* _Instructions for the task_
Beginning with the first line, set down every line through the one containing "35, 40, 45];", exactly as it appears, but not the pictures.

* _Given information_
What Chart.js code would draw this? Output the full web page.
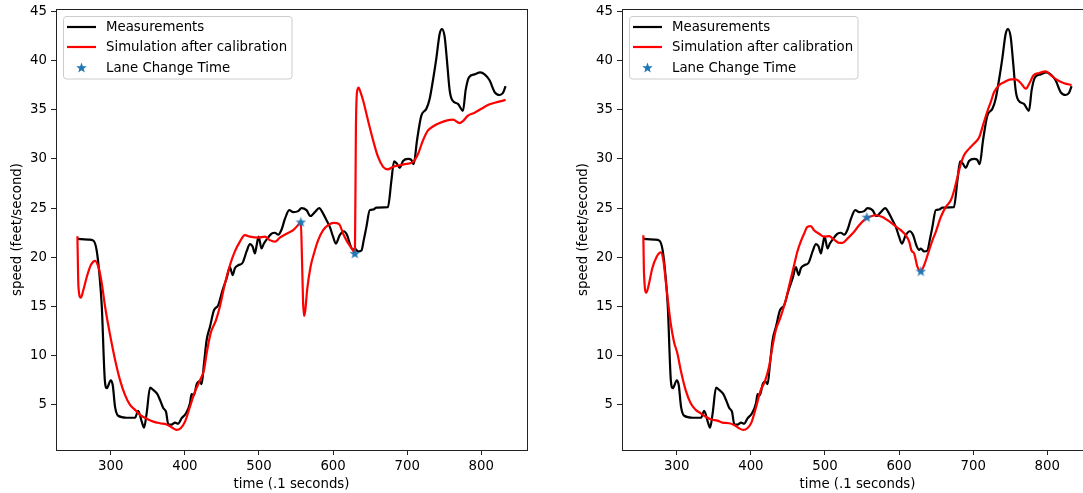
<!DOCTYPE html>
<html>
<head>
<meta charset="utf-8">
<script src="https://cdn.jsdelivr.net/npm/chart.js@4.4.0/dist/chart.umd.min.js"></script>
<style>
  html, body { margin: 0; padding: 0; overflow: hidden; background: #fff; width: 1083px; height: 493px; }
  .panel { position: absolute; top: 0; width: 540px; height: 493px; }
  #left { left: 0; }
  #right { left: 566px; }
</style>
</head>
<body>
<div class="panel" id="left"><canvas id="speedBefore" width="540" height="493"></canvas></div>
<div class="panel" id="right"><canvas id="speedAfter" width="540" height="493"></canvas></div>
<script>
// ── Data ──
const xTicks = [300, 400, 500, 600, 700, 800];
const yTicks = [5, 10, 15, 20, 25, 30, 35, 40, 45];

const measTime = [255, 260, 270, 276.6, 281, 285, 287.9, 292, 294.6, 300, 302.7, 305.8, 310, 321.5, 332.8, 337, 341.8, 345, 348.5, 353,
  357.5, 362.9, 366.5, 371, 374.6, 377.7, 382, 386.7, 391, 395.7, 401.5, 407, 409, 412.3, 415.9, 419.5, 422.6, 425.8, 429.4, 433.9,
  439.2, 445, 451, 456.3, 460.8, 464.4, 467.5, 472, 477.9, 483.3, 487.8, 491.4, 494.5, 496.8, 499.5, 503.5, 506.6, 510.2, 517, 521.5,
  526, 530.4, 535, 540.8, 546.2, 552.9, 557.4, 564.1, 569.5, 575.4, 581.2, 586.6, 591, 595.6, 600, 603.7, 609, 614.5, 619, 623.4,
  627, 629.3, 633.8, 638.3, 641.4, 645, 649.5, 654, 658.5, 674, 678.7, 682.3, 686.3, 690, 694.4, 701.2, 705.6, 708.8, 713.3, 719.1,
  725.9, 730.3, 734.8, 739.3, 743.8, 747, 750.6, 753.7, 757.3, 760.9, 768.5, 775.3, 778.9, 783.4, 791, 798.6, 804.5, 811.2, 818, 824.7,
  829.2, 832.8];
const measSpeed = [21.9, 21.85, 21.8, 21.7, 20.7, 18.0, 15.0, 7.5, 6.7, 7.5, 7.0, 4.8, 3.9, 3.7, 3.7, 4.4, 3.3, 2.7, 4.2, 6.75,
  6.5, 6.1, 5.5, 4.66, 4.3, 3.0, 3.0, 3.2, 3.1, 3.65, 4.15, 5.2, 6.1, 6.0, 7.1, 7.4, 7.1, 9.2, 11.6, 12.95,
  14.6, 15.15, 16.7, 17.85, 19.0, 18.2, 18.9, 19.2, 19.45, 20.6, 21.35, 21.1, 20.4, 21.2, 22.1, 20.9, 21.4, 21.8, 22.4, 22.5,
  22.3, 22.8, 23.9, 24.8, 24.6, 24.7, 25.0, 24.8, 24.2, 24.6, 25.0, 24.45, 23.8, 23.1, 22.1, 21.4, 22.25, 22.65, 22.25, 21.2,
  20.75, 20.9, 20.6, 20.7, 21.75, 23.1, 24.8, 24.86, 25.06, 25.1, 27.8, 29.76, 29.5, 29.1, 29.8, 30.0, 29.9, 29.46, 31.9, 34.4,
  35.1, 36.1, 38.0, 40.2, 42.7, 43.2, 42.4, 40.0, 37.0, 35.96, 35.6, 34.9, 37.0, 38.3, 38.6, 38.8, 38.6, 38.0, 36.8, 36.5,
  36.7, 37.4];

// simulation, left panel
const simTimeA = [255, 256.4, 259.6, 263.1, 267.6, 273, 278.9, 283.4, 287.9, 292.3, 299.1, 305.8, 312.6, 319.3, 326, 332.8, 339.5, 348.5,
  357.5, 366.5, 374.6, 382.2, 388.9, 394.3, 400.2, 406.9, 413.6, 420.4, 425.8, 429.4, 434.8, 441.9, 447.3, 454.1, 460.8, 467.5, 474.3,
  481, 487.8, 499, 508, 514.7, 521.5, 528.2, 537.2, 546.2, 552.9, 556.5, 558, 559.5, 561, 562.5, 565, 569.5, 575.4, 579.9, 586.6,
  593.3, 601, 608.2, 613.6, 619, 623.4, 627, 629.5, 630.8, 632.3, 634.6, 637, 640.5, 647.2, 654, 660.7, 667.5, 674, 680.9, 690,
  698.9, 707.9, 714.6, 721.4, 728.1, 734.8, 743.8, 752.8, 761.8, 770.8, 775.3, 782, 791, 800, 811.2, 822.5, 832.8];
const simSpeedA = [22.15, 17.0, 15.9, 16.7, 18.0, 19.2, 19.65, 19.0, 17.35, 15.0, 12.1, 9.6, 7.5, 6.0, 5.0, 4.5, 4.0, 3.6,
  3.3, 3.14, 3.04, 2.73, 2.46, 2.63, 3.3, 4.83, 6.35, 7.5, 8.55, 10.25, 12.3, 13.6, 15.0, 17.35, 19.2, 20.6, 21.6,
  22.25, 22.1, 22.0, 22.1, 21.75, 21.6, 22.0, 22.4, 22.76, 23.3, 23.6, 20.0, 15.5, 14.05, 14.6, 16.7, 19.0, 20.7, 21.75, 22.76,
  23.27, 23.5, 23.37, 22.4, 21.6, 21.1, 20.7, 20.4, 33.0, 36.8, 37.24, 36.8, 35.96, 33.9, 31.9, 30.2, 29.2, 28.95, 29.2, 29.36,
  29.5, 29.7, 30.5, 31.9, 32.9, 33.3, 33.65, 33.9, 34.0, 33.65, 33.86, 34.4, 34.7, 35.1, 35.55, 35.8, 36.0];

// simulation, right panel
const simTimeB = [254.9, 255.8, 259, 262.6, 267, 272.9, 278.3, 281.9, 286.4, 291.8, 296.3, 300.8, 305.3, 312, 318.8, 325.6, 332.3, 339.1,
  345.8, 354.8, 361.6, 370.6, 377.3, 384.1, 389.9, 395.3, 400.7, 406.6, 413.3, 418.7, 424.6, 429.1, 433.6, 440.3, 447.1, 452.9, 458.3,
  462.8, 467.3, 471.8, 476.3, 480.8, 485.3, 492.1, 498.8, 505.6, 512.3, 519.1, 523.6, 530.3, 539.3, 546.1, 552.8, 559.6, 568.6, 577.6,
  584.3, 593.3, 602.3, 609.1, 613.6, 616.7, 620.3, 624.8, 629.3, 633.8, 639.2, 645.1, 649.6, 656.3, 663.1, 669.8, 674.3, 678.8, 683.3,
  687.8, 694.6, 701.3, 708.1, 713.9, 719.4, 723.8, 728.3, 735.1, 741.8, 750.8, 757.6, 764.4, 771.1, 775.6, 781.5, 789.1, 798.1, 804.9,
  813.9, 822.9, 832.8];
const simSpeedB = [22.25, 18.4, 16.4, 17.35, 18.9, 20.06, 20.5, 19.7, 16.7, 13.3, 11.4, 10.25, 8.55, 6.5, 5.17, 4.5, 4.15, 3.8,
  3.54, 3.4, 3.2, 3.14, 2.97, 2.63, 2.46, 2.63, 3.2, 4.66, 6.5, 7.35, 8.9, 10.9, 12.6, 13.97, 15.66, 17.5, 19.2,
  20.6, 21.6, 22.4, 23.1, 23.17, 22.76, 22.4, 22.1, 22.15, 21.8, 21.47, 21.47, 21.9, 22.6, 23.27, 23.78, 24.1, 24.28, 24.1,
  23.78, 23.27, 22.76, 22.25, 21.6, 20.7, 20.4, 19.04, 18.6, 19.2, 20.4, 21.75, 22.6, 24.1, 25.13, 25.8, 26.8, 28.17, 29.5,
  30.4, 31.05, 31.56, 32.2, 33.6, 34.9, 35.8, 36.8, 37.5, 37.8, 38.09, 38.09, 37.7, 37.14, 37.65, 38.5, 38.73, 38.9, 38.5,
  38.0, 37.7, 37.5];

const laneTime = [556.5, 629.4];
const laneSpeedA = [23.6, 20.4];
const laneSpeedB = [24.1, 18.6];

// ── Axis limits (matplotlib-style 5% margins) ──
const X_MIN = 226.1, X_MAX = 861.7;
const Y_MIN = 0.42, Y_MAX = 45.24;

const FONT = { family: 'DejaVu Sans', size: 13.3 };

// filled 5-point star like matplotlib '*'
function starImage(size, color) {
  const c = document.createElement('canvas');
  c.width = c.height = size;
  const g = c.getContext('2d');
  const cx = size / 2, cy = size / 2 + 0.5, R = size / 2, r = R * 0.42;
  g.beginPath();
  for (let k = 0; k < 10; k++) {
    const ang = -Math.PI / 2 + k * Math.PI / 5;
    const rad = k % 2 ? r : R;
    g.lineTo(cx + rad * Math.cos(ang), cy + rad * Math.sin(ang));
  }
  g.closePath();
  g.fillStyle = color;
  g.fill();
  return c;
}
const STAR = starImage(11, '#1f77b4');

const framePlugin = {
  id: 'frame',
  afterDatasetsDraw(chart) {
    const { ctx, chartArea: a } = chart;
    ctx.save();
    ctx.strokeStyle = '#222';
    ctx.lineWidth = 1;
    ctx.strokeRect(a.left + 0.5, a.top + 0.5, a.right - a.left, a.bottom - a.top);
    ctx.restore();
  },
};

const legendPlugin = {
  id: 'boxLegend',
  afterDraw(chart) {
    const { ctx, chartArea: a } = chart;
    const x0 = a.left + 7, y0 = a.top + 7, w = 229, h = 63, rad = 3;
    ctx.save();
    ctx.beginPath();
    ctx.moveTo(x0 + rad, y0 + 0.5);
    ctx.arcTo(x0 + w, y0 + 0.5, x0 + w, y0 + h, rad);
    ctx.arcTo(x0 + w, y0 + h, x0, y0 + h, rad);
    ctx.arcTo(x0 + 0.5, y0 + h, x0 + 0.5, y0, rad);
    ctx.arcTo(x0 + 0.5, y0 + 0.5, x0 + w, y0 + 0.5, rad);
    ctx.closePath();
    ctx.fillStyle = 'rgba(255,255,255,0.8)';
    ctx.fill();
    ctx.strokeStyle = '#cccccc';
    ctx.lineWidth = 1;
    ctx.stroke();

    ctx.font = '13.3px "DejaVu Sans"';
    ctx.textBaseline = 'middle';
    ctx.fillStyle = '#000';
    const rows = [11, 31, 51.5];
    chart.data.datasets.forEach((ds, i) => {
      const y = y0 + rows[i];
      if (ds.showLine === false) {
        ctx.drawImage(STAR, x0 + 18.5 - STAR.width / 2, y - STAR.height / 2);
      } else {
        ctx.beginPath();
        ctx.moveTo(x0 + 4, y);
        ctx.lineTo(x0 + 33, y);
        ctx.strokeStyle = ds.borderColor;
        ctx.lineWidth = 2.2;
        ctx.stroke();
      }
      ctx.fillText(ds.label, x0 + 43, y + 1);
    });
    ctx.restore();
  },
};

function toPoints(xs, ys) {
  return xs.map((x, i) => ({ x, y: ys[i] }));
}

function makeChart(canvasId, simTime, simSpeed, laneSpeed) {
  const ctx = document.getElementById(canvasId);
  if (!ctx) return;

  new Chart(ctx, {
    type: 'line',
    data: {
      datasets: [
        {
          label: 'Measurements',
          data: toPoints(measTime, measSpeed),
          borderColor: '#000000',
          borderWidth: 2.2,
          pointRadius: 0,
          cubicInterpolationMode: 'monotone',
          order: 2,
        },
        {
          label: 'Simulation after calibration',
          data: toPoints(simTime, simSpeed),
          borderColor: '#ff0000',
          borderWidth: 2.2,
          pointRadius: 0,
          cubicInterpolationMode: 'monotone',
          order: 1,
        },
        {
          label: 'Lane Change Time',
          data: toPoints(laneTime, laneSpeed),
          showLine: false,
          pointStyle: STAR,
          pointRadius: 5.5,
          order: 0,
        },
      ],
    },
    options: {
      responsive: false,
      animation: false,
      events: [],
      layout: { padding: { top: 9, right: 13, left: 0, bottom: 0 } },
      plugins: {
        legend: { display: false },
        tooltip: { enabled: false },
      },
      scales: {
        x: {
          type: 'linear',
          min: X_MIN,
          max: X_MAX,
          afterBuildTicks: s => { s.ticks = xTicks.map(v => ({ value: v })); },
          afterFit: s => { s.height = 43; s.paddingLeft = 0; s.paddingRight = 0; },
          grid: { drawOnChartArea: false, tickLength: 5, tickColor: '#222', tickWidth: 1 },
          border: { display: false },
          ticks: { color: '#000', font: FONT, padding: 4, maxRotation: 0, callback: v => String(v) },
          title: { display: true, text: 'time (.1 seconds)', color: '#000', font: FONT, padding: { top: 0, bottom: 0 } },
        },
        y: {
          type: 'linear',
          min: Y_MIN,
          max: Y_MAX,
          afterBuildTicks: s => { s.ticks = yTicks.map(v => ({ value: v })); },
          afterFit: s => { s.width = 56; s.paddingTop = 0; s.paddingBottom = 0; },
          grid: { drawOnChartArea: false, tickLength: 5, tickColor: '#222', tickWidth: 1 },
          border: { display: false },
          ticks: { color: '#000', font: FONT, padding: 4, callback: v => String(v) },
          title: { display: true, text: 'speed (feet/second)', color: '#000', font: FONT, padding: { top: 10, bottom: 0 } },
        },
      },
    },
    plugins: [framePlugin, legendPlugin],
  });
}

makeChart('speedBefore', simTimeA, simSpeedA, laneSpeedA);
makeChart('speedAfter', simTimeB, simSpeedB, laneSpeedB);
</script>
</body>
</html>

* _Result of this task_
What Chart.js code would draw this? Output the full web page.
<!DOCTYPE html>
<html>
<head>
<meta charset="utf-8">
<script src="https://cdn.jsdelivr.net/npm/chart.js@4.4.0/dist/chart.umd.min.js"></script>
<style>
  html, body { margin: 0; padding: 0; overflow: hidden; background: #fff; width: 1083px; height: 493px; }
  .panel { position: absolute; top: 0; width: 540px; height: 493px; }
  #left { left: 0; }
  #right { left: 566px; }
</style>
</head>
<body>
<div class="panel" id="left"><canvas id="speedBefore" width="540" height="493"></canvas></div>
<div class="panel" id="right"><canvas id="speedAfter" width="540" height="493"></canvas></div>
<script>
// ── Data ──
const xTicks = [300, 400, 500, 600, 700, 800];
const yTicks = [5, 10, 15, 20, 25, 30, 35, 40, 45];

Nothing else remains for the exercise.